## What to produce
Scan the entries below and count the lines holding the string "with". Supply only the number.

**********

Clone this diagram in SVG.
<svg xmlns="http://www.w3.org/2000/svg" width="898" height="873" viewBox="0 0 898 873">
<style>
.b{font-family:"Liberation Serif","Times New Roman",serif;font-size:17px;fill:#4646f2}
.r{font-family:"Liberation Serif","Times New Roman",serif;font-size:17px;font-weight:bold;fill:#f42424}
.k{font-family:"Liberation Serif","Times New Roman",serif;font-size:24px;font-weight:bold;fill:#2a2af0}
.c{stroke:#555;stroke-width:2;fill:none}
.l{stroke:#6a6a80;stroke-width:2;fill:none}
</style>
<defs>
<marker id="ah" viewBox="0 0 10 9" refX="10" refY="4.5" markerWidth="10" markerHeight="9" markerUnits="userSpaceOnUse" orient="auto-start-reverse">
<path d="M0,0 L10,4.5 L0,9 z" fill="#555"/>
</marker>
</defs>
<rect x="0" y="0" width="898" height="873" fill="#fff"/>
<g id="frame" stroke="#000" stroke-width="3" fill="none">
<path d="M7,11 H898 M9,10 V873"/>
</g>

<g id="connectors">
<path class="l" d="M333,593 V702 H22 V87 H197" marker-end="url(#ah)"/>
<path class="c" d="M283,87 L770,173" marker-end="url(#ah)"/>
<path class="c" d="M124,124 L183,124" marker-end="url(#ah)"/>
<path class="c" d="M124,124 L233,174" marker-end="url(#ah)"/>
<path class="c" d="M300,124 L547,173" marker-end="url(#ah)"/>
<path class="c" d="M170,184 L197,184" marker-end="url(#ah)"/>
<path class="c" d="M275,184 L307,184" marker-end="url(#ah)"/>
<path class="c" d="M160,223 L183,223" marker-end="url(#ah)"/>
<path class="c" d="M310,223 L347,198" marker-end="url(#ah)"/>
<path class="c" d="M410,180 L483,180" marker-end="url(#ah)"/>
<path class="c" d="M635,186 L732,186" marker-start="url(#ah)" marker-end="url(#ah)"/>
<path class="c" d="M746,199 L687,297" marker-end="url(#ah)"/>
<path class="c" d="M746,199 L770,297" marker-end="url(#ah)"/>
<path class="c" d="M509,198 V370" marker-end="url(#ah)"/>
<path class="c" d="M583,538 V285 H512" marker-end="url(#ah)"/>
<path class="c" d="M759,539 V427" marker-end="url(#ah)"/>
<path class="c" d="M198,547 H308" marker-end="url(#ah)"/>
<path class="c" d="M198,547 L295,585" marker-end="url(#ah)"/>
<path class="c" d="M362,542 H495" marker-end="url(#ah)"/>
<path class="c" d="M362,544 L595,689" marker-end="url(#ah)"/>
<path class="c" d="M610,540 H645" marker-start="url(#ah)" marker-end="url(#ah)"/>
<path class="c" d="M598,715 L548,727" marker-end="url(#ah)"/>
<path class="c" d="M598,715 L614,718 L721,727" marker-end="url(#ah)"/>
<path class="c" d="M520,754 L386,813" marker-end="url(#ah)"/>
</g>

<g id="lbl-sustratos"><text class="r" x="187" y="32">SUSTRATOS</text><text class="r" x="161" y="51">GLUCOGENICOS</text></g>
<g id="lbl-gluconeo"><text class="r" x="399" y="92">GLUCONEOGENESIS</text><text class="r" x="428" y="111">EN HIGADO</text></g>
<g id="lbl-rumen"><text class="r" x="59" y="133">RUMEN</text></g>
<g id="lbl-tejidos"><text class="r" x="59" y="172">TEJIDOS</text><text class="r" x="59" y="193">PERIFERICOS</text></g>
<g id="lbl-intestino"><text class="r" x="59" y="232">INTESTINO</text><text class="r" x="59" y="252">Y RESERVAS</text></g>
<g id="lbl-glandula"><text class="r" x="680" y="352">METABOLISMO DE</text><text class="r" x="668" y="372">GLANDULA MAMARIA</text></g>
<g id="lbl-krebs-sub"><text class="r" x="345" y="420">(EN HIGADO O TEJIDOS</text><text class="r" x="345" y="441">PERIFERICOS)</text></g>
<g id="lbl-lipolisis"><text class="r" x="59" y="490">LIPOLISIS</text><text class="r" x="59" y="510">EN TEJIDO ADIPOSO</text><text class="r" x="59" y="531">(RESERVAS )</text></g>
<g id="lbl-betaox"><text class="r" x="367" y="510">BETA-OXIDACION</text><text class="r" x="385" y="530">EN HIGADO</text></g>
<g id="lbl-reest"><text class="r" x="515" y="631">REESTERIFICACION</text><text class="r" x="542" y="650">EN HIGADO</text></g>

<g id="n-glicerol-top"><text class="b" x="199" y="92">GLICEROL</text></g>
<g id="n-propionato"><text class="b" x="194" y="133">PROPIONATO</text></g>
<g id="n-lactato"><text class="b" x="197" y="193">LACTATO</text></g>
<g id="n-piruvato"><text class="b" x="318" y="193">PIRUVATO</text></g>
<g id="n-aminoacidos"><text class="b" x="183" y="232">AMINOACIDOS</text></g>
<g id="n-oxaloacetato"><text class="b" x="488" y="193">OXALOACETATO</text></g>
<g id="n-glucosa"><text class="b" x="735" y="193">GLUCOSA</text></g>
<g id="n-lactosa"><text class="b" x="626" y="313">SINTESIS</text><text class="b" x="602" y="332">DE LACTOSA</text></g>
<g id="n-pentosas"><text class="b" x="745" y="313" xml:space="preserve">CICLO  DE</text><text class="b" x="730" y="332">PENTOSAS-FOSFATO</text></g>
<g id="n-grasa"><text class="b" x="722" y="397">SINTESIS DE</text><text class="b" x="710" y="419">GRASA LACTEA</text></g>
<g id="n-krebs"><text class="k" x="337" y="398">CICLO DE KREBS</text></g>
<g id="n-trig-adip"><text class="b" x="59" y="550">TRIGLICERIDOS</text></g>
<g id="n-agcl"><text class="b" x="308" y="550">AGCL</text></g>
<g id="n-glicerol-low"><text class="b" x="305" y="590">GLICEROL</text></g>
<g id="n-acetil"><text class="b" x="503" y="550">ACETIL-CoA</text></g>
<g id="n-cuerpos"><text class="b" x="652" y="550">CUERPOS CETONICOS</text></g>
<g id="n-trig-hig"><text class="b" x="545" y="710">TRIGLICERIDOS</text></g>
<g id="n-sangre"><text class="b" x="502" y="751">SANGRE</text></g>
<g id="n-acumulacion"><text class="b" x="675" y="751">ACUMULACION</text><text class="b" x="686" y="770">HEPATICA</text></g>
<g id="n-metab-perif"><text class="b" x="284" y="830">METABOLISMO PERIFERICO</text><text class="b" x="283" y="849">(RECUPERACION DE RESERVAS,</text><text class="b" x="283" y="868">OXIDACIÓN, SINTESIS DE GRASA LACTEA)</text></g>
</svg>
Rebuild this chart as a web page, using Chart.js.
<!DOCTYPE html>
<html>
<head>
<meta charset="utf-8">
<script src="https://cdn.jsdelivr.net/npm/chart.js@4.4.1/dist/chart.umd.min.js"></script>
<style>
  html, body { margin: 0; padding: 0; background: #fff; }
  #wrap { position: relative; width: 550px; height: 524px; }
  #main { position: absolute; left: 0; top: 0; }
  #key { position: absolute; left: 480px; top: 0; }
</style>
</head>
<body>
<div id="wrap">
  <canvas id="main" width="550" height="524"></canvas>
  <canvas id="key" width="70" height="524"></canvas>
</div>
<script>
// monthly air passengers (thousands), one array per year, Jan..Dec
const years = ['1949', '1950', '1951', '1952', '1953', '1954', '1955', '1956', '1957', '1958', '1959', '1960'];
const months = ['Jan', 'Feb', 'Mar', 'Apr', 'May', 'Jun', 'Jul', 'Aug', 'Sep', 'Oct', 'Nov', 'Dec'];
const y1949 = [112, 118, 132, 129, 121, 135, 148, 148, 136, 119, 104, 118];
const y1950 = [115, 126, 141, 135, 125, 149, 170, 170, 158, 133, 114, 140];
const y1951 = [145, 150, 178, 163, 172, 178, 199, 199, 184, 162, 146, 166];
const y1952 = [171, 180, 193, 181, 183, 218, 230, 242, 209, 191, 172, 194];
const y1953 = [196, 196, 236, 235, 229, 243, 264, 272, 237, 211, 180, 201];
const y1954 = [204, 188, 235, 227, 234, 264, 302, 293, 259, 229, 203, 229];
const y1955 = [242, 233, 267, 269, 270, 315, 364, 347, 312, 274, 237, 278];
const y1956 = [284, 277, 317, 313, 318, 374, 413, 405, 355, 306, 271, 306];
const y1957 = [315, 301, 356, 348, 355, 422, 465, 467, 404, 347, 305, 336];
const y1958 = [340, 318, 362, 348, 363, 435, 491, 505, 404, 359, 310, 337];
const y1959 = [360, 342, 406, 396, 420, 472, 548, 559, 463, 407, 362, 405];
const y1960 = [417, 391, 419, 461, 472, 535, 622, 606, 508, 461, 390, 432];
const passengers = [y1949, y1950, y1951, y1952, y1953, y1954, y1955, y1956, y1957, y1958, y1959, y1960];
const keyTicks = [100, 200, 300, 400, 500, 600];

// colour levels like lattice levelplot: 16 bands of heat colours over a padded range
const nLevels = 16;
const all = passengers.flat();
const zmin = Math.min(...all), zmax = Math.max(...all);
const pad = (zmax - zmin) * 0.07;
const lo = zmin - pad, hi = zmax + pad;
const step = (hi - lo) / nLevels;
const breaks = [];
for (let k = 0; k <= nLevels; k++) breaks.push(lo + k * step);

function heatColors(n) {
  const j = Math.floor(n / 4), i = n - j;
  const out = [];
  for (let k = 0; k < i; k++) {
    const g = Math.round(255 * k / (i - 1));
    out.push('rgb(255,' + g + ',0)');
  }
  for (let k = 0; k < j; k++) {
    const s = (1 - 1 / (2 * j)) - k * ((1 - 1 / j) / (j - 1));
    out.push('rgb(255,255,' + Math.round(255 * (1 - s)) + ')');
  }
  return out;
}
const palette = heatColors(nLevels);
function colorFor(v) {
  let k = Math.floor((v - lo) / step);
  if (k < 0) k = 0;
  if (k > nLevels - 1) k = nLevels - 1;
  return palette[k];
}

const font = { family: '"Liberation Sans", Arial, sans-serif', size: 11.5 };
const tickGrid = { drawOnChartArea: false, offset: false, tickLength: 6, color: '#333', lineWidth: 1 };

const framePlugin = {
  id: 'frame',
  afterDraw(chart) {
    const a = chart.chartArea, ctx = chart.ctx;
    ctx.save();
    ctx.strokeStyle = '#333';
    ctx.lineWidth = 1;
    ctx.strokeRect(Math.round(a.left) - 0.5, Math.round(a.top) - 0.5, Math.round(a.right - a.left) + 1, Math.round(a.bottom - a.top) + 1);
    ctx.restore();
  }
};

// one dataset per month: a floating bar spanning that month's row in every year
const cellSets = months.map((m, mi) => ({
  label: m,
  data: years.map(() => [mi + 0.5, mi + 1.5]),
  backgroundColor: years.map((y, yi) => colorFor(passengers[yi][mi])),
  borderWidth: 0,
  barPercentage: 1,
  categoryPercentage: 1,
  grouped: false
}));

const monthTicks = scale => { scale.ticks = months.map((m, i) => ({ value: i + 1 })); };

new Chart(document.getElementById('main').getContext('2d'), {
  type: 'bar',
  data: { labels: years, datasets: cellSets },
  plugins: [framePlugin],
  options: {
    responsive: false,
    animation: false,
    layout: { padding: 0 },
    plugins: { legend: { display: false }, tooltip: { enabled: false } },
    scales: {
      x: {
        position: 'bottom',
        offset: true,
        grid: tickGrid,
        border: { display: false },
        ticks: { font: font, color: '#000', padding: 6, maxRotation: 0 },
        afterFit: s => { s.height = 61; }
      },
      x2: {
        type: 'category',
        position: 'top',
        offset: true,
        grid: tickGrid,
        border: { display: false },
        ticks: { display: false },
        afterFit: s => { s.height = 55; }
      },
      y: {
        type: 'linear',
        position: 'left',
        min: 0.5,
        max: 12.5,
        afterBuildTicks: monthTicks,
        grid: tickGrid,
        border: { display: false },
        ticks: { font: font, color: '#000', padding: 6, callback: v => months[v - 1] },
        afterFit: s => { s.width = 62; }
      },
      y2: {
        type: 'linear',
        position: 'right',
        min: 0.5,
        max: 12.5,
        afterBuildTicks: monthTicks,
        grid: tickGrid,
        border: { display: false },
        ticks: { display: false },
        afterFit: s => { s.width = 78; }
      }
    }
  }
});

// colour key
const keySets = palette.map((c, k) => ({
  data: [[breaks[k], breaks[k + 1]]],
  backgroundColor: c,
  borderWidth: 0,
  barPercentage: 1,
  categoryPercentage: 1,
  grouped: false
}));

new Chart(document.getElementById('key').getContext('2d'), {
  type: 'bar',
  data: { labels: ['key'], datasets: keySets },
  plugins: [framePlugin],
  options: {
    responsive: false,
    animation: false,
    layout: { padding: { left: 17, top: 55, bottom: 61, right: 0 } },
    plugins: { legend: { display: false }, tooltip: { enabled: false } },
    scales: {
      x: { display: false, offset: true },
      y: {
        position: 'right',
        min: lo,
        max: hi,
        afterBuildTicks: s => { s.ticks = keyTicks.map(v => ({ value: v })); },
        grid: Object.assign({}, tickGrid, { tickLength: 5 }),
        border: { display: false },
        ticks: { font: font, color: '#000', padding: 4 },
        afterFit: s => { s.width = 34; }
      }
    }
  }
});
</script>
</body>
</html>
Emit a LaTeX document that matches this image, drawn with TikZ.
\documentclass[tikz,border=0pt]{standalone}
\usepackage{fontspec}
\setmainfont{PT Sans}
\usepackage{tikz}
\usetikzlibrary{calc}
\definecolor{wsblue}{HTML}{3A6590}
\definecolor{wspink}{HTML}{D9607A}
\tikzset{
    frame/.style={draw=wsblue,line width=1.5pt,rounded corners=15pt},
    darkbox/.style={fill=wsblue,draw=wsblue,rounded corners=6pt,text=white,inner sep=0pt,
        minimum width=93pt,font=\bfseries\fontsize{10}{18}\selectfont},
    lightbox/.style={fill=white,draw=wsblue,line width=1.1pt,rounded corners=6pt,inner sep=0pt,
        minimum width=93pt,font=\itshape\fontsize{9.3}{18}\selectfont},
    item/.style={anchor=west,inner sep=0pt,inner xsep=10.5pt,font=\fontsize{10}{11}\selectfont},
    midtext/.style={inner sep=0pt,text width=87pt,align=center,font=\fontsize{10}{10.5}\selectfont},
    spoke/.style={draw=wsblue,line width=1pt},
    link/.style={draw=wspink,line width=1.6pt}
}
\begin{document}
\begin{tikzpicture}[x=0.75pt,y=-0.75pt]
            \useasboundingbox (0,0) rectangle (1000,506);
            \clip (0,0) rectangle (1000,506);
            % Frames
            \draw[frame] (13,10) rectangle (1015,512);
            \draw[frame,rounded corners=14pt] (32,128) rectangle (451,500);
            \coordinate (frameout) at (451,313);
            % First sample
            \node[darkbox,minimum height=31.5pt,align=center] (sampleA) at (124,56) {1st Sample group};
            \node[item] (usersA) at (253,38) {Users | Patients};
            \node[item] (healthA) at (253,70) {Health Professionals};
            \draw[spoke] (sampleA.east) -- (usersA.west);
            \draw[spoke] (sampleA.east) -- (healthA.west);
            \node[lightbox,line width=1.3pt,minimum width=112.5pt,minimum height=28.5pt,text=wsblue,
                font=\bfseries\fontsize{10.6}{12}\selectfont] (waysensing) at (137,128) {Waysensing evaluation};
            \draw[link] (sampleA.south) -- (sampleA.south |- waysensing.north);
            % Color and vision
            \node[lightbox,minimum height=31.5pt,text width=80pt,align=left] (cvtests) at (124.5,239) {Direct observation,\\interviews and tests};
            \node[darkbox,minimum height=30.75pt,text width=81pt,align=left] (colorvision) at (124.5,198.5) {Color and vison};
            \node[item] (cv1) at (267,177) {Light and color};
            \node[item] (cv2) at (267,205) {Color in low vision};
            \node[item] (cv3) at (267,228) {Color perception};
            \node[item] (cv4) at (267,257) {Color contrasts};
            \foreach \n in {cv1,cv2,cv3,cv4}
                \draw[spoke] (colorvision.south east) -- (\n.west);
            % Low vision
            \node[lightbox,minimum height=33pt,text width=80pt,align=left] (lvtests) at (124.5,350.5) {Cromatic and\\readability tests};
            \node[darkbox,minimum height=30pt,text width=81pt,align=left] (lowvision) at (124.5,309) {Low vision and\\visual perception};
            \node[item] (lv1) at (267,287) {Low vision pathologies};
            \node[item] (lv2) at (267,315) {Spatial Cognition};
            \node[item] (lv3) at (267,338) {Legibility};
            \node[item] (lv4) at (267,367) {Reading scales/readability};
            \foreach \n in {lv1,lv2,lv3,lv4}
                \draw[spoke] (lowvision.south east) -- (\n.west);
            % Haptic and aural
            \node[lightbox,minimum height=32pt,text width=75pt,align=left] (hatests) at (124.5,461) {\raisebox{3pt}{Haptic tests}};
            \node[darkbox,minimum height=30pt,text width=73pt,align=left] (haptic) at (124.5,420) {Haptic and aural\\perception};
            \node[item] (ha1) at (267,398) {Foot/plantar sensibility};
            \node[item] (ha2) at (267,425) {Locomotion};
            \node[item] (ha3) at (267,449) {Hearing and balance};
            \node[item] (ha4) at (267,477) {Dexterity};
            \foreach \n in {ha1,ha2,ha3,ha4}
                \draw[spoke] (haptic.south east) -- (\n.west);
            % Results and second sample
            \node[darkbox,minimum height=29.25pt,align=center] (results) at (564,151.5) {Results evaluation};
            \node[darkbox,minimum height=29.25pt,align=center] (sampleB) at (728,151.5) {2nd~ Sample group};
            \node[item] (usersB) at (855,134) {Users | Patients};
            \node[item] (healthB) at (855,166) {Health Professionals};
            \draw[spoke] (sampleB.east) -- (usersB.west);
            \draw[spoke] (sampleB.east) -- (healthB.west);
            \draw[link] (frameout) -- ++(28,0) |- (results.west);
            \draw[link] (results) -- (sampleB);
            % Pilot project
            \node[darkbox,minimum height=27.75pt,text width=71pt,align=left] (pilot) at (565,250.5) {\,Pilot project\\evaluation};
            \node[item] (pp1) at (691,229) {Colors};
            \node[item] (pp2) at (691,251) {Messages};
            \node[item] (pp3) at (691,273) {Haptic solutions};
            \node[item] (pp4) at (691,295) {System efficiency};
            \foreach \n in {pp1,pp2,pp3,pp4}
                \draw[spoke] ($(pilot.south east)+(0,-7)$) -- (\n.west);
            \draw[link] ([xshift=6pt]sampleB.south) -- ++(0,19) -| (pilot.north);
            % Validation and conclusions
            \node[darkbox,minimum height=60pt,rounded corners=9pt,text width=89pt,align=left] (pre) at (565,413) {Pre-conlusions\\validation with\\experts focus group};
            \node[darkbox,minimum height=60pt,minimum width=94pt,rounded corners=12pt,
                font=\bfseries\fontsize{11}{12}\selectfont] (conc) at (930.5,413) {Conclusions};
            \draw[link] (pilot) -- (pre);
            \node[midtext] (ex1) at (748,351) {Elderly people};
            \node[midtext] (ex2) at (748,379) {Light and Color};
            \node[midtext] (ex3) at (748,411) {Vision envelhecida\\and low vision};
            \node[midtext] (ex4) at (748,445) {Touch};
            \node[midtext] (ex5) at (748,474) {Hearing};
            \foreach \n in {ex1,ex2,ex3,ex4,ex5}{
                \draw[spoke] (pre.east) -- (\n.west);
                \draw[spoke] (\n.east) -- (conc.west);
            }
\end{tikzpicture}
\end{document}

**********

## Correct output
2